The Classic Hollywood film, or for that matter television, script gives us a clue for the kind of structure a story have to include in order to work for a large audience. What the protagonist needs in order to learn and ‘grow’, in other words, to undergo a transformation, is simple. He or She must usually (pick one): (a) become more caring and altruistic; (b) stop and smell the roses; (c) make a romantic commitment; (d) learn to trust other; (E) generally see the error of her or his way; (f) gain self-confidence and poise; (g) all of the above.
The transformation is primarily psychological, although many Hollywood transformations are physical, or at least conveyed physically: ugly duckling into swan, child into adult, bookish boy into muscular conqueror, etc.
Can we take this script structure and invert it to our purpose?
In an age where news and campaigning are dominated by television and social media, large and far-reaching “stories,” i.e., tales, parables, myths, themes, chronicles, extended metaphors, and so forth, adding up to “narratives,” can often, but not always, generate electoral success. Therefore, failure to tell them constitutes a political liability for some candidates to public office.
The problem is that candidates who offer no stories must recreate their public image every time they seek election. This is because voters do not see them as firm supporters of a particular world view which, via consistent stories from one election to the next, conveniently labels the candidates who espouse those stories.

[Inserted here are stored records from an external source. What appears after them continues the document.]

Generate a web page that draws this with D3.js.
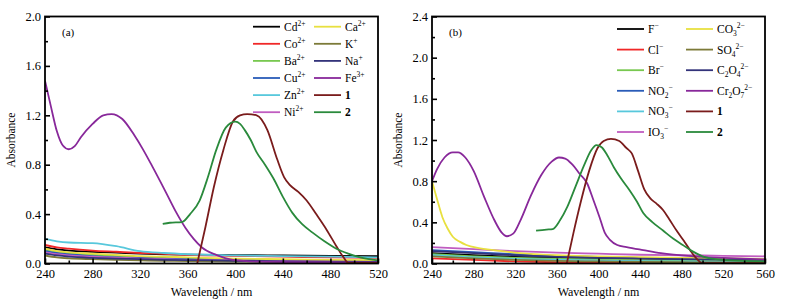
<!DOCTYPE html>
<html lang="en">
<head>
<meta charset="UTF-8">
<title>UV-vis absorbance</title>
<script src="https://d3js.org/d3.v7.min.js"></script>
<style>
  body { margin: 0; background: #fff; }
  svg text { font-family: "Liberation Serif", "Times New Roman", "DejaVu Serif", serif; fill: #000; }
</style>
</head>
<body>
<div id="chart"></div>
<script>
// ---- panel (a): metal ions ----
const wlA = [240, 250, 260, 280, 300, 320, 340, 360, 400, 440, 480, 520];
const cd = [0.13, 0.115, 0.105, 0.095, 0.088, 0.08, 0.075, 0.072, 0.068, 0.065, 0.062, 0.06];
const co = [0.15, 0.13, 0.12, 0.105, 0.095, 0.085, 0.078, 0.07, 0.062, 0.055, 0.05, 0.045];
const ba = [0.11, 0.095, 0.085, 0.07, 0.06, 0.05, 0.045, 0.04, 0.032, 0.028, 0.024, 0.02];
const cu = [0.10, 0.085, 0.075, 0.06, 0.05, 0.045, 0.04, 0.035, 0.03, 0.025, 0.022, 0.02];
const zn = [0.20, 0.18, 0.17, 0.165, 0.14, 0.10, 0.085, 0.075, 0.065, 0.06, 0.055, 0.05];
const ni = [0.09, 0.075, 0.065, 0.055, 0.048, 0.04, 0.035, 0.03, 0.025, 0.022, 0.02, 0.018];
const ca = [0.12, 0.10, 0.09, 0.08, 0.07, 0.06, 0.055, 0.05, 0.04, 0.035, 0.03, 0.028];
const kk = [0.065, 0.05, 0.042, 0.035, 0.03, 0.025, 0.022, 0.02, 0.016, 0.013, 0.011, 0.01];
const na = [0.08, 0.065, 0.055, 0.045, 0.04, 0.035, 0.03, 0.028, 0.022, 0.018, 0.015, 0.012];

const fe = [[240, 1.48], [245, 1.27], [250, 1.07], [255, 0.955], [260, 0.925], [265, 0.95], [270, 1.02],
  [280, 1.13], [289, 1.2], [296, 1.21], [305, 1.17], [315, 1.04], [322, 0.93], [330, 0.79], [342, 0.57],
  [350, 0.42], [358, 0.29], [365, 0.2], [372, 0.13], [384, 0.07], [398, 0.03], [420, 0.015], [460, 0.01], [520, 0.008]];
const c1A = [[368, 0], [375, 0.3], [382, 0.62], [390, 0.92], [398, 1.15], [404, 1.2], [410, 1.21], [418, 1.2],
  [427, 1.08], [435, 0.85], [441, 0.7], [446, 0.635], [453, 0.58], [460, 0.51], [468, 0.4], [477, 0.27],
  [485, 0.14], [491, 0.05], [495, 0.005], [520, 0.005]];
const c2A = [[339, 0.32], [345, 0.33], [355, 0.335], [362, 0.4], [370, 0.51], [377, 0.7], [384, 0.92],
  [392, 1.1], [400, 1.148], [404, 1.13], [408, 1.08], [413, 1.0], [418, 0.9], [425, 0.8], [432, 0.69],
  [440, 0.54], [448, 0.41], [456, 0.32], [465, 0.25], [475, 0.18], [485, 0.12], [495, 0.08], [505, 0.05], [520, 0.025]];

// ---- panel (b): anions ----
const wlB = [240, 280, 320, 360, 400, 440, 480, 520, 560];
const fl = [0.10, 0.08, 0.065, 0.055, 0.045, 0.04, 0.035, 0.03, 0.028];
const cl = [0.05, 0.035, 0.02, 0.012, 0.008, 0.005, 0.004, 0.003, 0.003];
const br = [0.09, 0.07, 0.055, 0.045, 0.04, 0.035, 0.03, 0.028, 0.025];
const no2 = [0.13, 0.11, 0.09, 0.075, 0.065, 0.055, 0.05, 0.045, 0.04];
const no3 = [0.08, 0.06, 0.045, 0.035, 0.028, 0.022, 0.02, 0.018, 0.015];
const io3 = [0.16, 0.14, 0.12, 0.105, 0.095, 0.085, 0.08, 0.075, 0.07];
const so4 = [0.07, 0.05, 0.035, 0.025, 0.02, 0.015, 0.012, 0.01, 0.01];
const c2o4 = [0.12, 0.10, 0.08, 0.065, 0.055, 0.048, 0.042, 0.038, 0.035];

const co3 = [[240, 0.8], [245, 0.62], [250, 0.45], [255, 0.34], [260, 0.26], [267, 0.21], [273, 0.18],
  [285, 0.15], [299, 0.13], [325, 0.1], [360, 0.08], [400, 0.07], [480, 0.055], [560, 0.045]];
const cr2o7 = [[240, 0.8], [245, 0.92], [252, 1.03], [260, 1.08], [265, 1.08], [272, 1.03], [280, 0.9],
  [290, 0.65], [300, 0.42], [307, 0.3], [312, 0.265], [318, 0.29], [325, 0.42], [335, 0.66], [345, 0.86],
  [355, 0.99], [362, 1.03], [368, 1.02], [375, 0.96], [382, 0.87], [389, 0.78], [395, 0.62], [401, 0.45],
  [406, 0.3], [411, 0.23], [418, 0.18], [427, 0.16], [443, 0.13], [460, 0.1], [491, 0.07], [520, 0.055], [560, 0.04]];
const c1B = [[369.5, 0], [376, 0.3], [383, 0.6], [391, 0.9], [399, 1.12], [405, 1.19], [412, 1.21], [420, 1.19],
  [427, 1.12], [432, 1.07], [438, 0.9], [444, 0.72], [450, 0.63], [456, 0.58], [462, 0.52], [468, 0.43],
  [475, 0.32], [482, 0.22], [488, 0.13], [494, 0.05], [500, 0.003], [560, 0.003]];
const c2B = [[340, 0.32], [350, 0.33], [356, 0.335], [363, 0.42], [370, 0.55], [378, 0.75], [386, 0.95],
  [393, 1.1], [398, 1.15], [403, 1.13], [408, 1.06], [415, 0.93], [422, 0.82], [430, 0.71], [437, 0.6],
  [443, 0.49], [452, 0.4], [462, 0.32], [472, 0.24], [481, 0.18], [490, 0.12], [500, 0.07], [515, 0.04], [560, 0.02]];

const zip = (xs, ys) => xs.map((x, i) => [x, ys[i]]);

// label parts: plain text, "_" subscript, "^" superscript
const seriesA = [
  { label: [["Cd"], ["^", "2+"]], color: "#000000", data: zip(wlA, cd) },
  { label: [["Co"], ["^", "2+"]], color: "#f02828", data: zip(wlA, co) },
  { label: [["Ba"], ["^", "2+"]], color: "#78c850", data: zip(wlA, ba) },
  { label: [["Cu"], ["^", "2+"]], color: "#2a5cb8", data: zip(wlA, cu) },
  { label: [["Zn"], ["^", "2+"]], color: "#58c8dc", data: zip(wlA, zn) },
  { label: [["Ni"], ["^", "2+"]], color: "#c05cc0", data: zip(wlA, ni) },
  { label: [["Ca"], ["^", "2+"]], color: "#e8e040", data: zip(wlA, ca) },
  { label: [["K"], ["^", "+"]], color: "#7c7a38", data: zip(wlA, kk) },
  { label: [["Na"], ["^", "+"]], color: "#33337a", data: zip(wlA, na) },
  { label: [["Fe"], ["^", "3+"]], color: "#88289a", data: fe },
  { label: [["1", "b"]], color: "#7a1c1c", data: c1A },
  { label: [["2", "b"]], color: "#2a8a3c", data: c2A }
];
const seriesB = [
  { label: [["F"], ["^", "−"]], color: "#000000", data: zip(wlB, fl) },
  { label: [["Cl"], ["^", "−"]], color: "#f02828", data: zip(wlB, cl) },
  { label: [["Br"], ["^", "−"]], color: "#78c850", data: zip(wlB, br) },
  { label: [["NO"], ["_", "2"], ["^", "−"]], color: "#2a5cb8", data: zip(wlB, no2) },
  { label: [["NO"], ["_", "3"], ["^", "−"]], color: "#58c8dc", data: zip(wlB, no3) },
  { label: [["IO"], ["_", "3"], ["^", "−"]], color: "#c05cc0", data: zip(wlB, io3) },
  { label: [["CO"], ["_", "3"], ["^", "2−"]], color: "#e8e040", data: co3 },
  { label: [["SO"], ["_", "4"], ["^", "2−"]], color: "#7c7a38", data: zip(wlB, so4) },
  { label: [["C"], ["_", "2"], ["O"], ["_", "4"], ["^", "2−"]], color: "#33337a", data: zip(wlB, c2o4) },
  { label: [["Cr"], ["_", "2"], ["O"], ["_", "7"], ["^", "2−"]], color: "#88289a", data: cr2o7 },
  { label: [["1", "b"]], color: "#7a1c1c", data: c1B },
  { label: [["2", "b"]], color: "#2a8a3c", data: c2B }
];

const W = 785, H = 305;
const FONT = '"Liberation Serif", "Times New Roman", "DejaVu Serif", serif';
const svg = d3.select("#chart").append("svg").attr("width", W).attr("height", H)
  .attr("font-family", FONT);

function drawPanel(cfg) {
  const x = d3.scaleLinear().domain(cfg.xDomain).range([cfg.left, cfg.right]);
  const y = d3.scaleLinear().domain(cfg.yDomain).range([263.5, 16.5]);
  const g = svg.append("g");

  const clipId = "clip" + cfg.id;
  g.append("clipPath").attr("id", clipId).append("rect")
    .attr("x", cfg.left).attr("y", 16.5).attr("width", cfg.right - cfg.left).attr("height", 247);

  const line = d3.line().x(d => x(d[0])).y(d => y(d[1])).curve(d3.curveMonotoneX);
  const curves = g.append("g").attr("clip-path", `url(#${clipId})`);
  cfg.series.forEach(s => {
    curves.append("path").datum(s.data).attr("d", line)
      .attr("fill", "none").attr("stroke", s.color).attr("stroke-width", 1.8);
  });

  // axes with inward ticks
  const xMajor = d3.range(cfg.xDomain[0], cfg.xDomain[1] + 1, 40);
  const xMinor = d3.range(cfg.xDomain[0] + 20, cfg.xDomain[1], 40);
  const yMajor = d3.range(0, cfg.yDomain[1] + 0.001, 0.4);
  const yMinor = d3.range(0.2, cfg.yDomain[1], 0.4);

  const ax = g.append("g").attr("transform", "translate(0,263.5)")
    .call(d3.axisBottom(x).tickValues(xMajor).tickSize(-5).tickSizeOuter(0).tickPadding(6).tickFormat(d3.format("d")));
  g.append("g").attr("transform", "translate(0,263.5)")
    .call(d3.axisBottom(x).tickValues(xMinor).tickSize(-3).tickSizeOuter(0).tickFormat(""));
  const ay = g.append("g").attr("transform", `translate(${cfg.left},0)`)
    .call(d3.axisLeft(y).tickValues(yMajor).tickSize(-5).tickSizeOuter(0).tickPadding(4).tickFormat(d3.format(".1f")));
  g.append("g").attr("transform", `translate(${cfg.left},0)`)
    .call(d3.axisLeft(y).tickValues(yMinor).tickSize(-3).tickSizeOuter(0).tickFormat(""));
  g.selectAll(".domain").remove();
  g.selectAll(".tick line").attr("stroke", "#000").attr("stroke-width", 1.6);
  g.selectAll("g").attr("font-family", FONT);
  [ax, ay].forEach(a => a.selectAll("text").style("font-size", "12.5px").attr("fill", "#000"));

  g.append("rect").attr("x", cfg.left).attr("y", 16.5)
    .attr("width", cfg.right - cfg.left).attr("height", 247)
    .attr("fill", "none").attr("stroke", "#000").attr("stroke-width", 1.8);

  g.append("text").attr("x", cfg.left + 17).attr("y", 36).style("font-size", "11px").text(cfg.tag);
  g.append("text").attr("transform", `translate(${cfg.left - 30},140) rotate(-90)`)
    .attr("text-anchor", "middle").style("font-size", "11.5px").text("Absorbance");
  g.append("text").attr("x", (cfg.left + cfg.right) / 2).attr("y", 296)
    .attr("text-anchor", "middle").style("font-size", "12px").text("Wavelength / nm");

  // legend: two columns of six
  const lg = g.append("g");
  cfg.series.forEach((s, i) => {
    const col = Math.floor(i / 6), row = i % 6;
    const cx = cfg.legX[col], ry = cfg.legY + row * cfg.legDy;
    lg.append("line").attr("x1", cx).attr("x2", cx + 27).attr("y1", ry).attr("y2", ry)
      .attr("stroke", s.color).attr("stroke-width", 1.8);
    const t = lg.append("text").attr("x", cx + 31).attr("y", ry + 4).style("font-size", "11.5px");
    let shift = 0;
    s.label.forEach(p => {
      if (p[0] === "_") {
        t.append("tspan").attr("dy", 3 - shift).style("font-size", "7.5px").text(p[1]);
        shift = 3;
      } else if (p[0] === "^") {
        t.append("tspan").attr("dy", -5 - shift).style("font-size", "7.5px").text(p[1]);
        shift = -5;
      } else {
        const ts = t.append("tspan").attr("dy", -shift).text(p[0]);
        if (p[1] === "b") ts.style("font-weight", "bold");
        shift = 0;
      }
    });
  });
}

drawPanel({ id: "a", tag: "(a)", left: 45, right: 378, xDomain: [240, 520], yDomain: [0, 2.0],
  series: seriesA, legX: [253, 314], legY: 26.7, legDy: 17.1 });
drawPanel({ id: "b", tag: "(b)", left: 432, right: 765, xDomain: [240, 560], yDomain: [0, 2.4],
  series: seriesB, legX: [617, 686], legY: 29, legDy: 20.6 });
</script>
</body>
</html>
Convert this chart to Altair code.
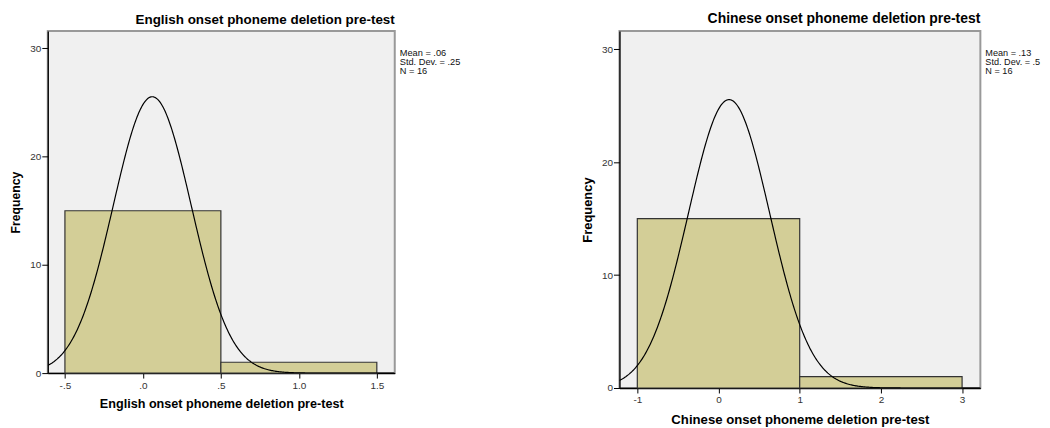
import altair as alt
import pandas as pd

# ---- data ----
en_bin_start = [-0.5, 0.5]
en_bin_end = [0.5, 1.5]
en_count = [15, 1]
en_mean, en_sd, en_n, en_binw = 0.06, 0.25, 16, 1.0
en_stats = ["Mean = .06", "Std. Dev. = .25", "N = 16"]
en_xticks = [-0.5, 0.0, 0.5, 1.0, 1.5]
en_xlabels = ["-.5", ".0", ".5", "1.0", "1.5"]
en_xdomain = [-0.61, 1.615]

zh_bin_start = [-1.0, 1.0]
zh_bin_end = [1.0, 3.0]
zh_count = [15, 1]
zh_mean, zh_sd, zh_n, zh_binw = 0.13, 0.5, 16, 2.0
zh_stats = ["Mean = .13", "Std. Dev. = .5", "N = 16"]
zh_xticks = [-1, 0, 1, 2, 3]
zh_xlabels = ["-1", "0", "1", "2", "3"]
zh_xdomain = [-1.22, 3.225]

yticks = [0, 10, 20, 30]
ydomain = [0, 31.6]

FONT = "Liberation Sans"
BAR_FILL = "#D3CE97"


def label_expr(vals, labels):
    expr = "''"
    for v, l in reversed(list(zip(vals, labels))):
        expr = f"abs(datum.value - ({v})) < 1e-9 ? '{l}' : ({expr})"
    return expr


def panel(title, starts, ends, counts, mean, sd, n, binw, stats, xticks, xlabels,
          xdomain, w, h, fs):
    bars_df = pd.DataFrame({"start": starts, "end": ends, "count": counts})
    xs = alt.Scale(domain=xdomain, nice=False, zero=False)
    ys = alt.Scale(domain=ydomain, nice=False)
    xaxis = alt.Axis(values=xticks, labelExpr=label_expr(xticks, xlabels),
                     title=title, titleFont=FONT, titleFontSize=fs["xtitle"],
                     titleFontWeight="bold", titleColor="#000",
                     titlePadding=fs["xtpad"],
                     labelFont=FONT, labelFontSize=fs["label"], labelColor="#333",
                     tickSize=5, tickColor="#000", domainColor="#000",
                     domainWidth=1.3,
                     labelPadding=2, grid=False, labelFlush=False)
    yaxis = alt.Axis(values=yticks, title="Frequency", titleFont=FONT,
                     titleFontSize=fs["ytitle"], titleFontWeight="bold",
                     titleColor="#000", titlePadding=7, labelFont=FONT,
                     labelFontSize=fs["label"], labelColor="#333", tickSize=6,
                     tickColor="#000", domainColor="#000", domainWidth=1.3,
                     labelPadding=1, grid=False)
    bars = alt.Chart(bars_df).mark_rect(fill=BAR_FILL, stroke="#333333",
                                        strokeWidth=1.2).encode(
        x=alt.X("start:Q", scale=xs, axis=xaxis),
        x2="end:Q",
        y=alt.Y("count:Q", scale=ys, axis=yaxis),
        y2=alt.datum(0),
    )
    peak = n * binw / (sd * (2 * 3.141592653589793) ** 0.5)
    curve = alt.Chart(alt.sequence(xdomain[0], xdomain[1] + 0.001,
                                   (xdomain[1] - xdomain[0]) / 400, as_="v")
                      ).transform_calculate(
        f=f"{peak} * exp(-0.5 * pow((datum.v - ({mean})) / {sd}, 2))"
    ).mark_line(color="#000", strokeWidth=1.2, clip=True).encode(
        x=alt.X("v:Q", scale=xs), y=alt.Y("f:Q", scale=ys)
    )
    txt = alt.Chart(alt.Data(values=[{"k": 0}])).mark_text(
        align="left", baseline="top", font=FONT, fontSize=fs["stats"],
        lineHeight=9, color="#111"
    ).encode(x=alt.value(w + 5), y=alt.value(18), text=alt.value(stats))
    return alt.layer(bars, curve, txt).properties(
        width=w, height=h,
        view=alt.ViewBackground(fill="#F0F0F0", stroke="#999999",
                                strokeWidth=2),
        title=alt.TitleParams(title, anchor="end", frame="group", font=FONT,
                              fontSize=fs["title"], fontWeight="bold",
                              color="#000", offset=5),
    )


left = panel("English onset phoneme deletion pre-test", en_bin_start, en_bin_end,
             en_count, en_mean, en_sd, en_n, en_binw, en_stats, en_xticks,
             en_xlabels, en_xdomain, 349, 344,
             {"xtitle": 12.7, "title": 13.5, "ytitle": 12.3, "label": 10,
              "stats": 9.3, "xtpad": 8})
right = panel("Chinese onset phoneme deletion pre-test", zh_bin_start, zh_bin_end,
              zh_count, zh_mean, zh_sd, zh_n, zh_binw, zh_stats, zh_xticks,
              zh_xlabels, zh_xdomain, 363, 359,
              {"xtitle": 13.25, "title": 14, "ytitle": 13, "label": 10,
               "stats": 9.2, "xtpad": 9})

chart = alt.hconcat(left, right, spacing=118).properties(
    padding={"left": 0, "top": 2, "right": 0, "bottom": -2}
).configure(background="white")

chart.save("out.html", embed_options={"renderer": "svg", "actions": False})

Conservatives politicians promote repeatedly and consistently a set of concepts that, together, add up to a story line praising traditions and free markets. See for example this quote, part of Bush II’s first inaugural address:
“We have a place, all of us, in a long story – a story we continue, but whose end we will not see. It is the story of a new world that became a friend and liberator of the old, a story of a slave-holding society that became a servant of freedom, the story of a power that went into the world to protect but not to possess, to defend but not to conquer. It is the American story – a story of flawed and fallible people, united across the generations by grand and enduring ideals. The grandest of these ideals is an unfolding promise that everyone belongs, that everyone deserves a chance, that no insignificant person was ever born. Americans are called to enact this promise in our lives and in our laws. And though our nation has sometimes halted, and sometimes delayed, we must follow no other course. Through much of the last century, America’s faith in freedom and democracy was a rock in a raging sea. Now it is a seed upon the wind, taking root in many nations. Our democratic faith is more than the creed of our country, it is the inborn hope of our humanity, an ideal we carry but do not won, a trust we bear and pass along…. While many of our citizens prosper, others doubt the promise, even the justice, of our own country. The ambitions of some Americans are limited by failing schools and hidden prejudice and the circumstances of their birth…. We do not accept this, and we will not allow it. Our unity, our union, is the serious work of leaders and citizens in every generation. And this is my solemn pledge: I will work to build a single nation of justice and opportunity. I know this is in our reach because we are guided by a power larger than ourselves”
Maybe it is time for us to rediscover our story, the story of the left.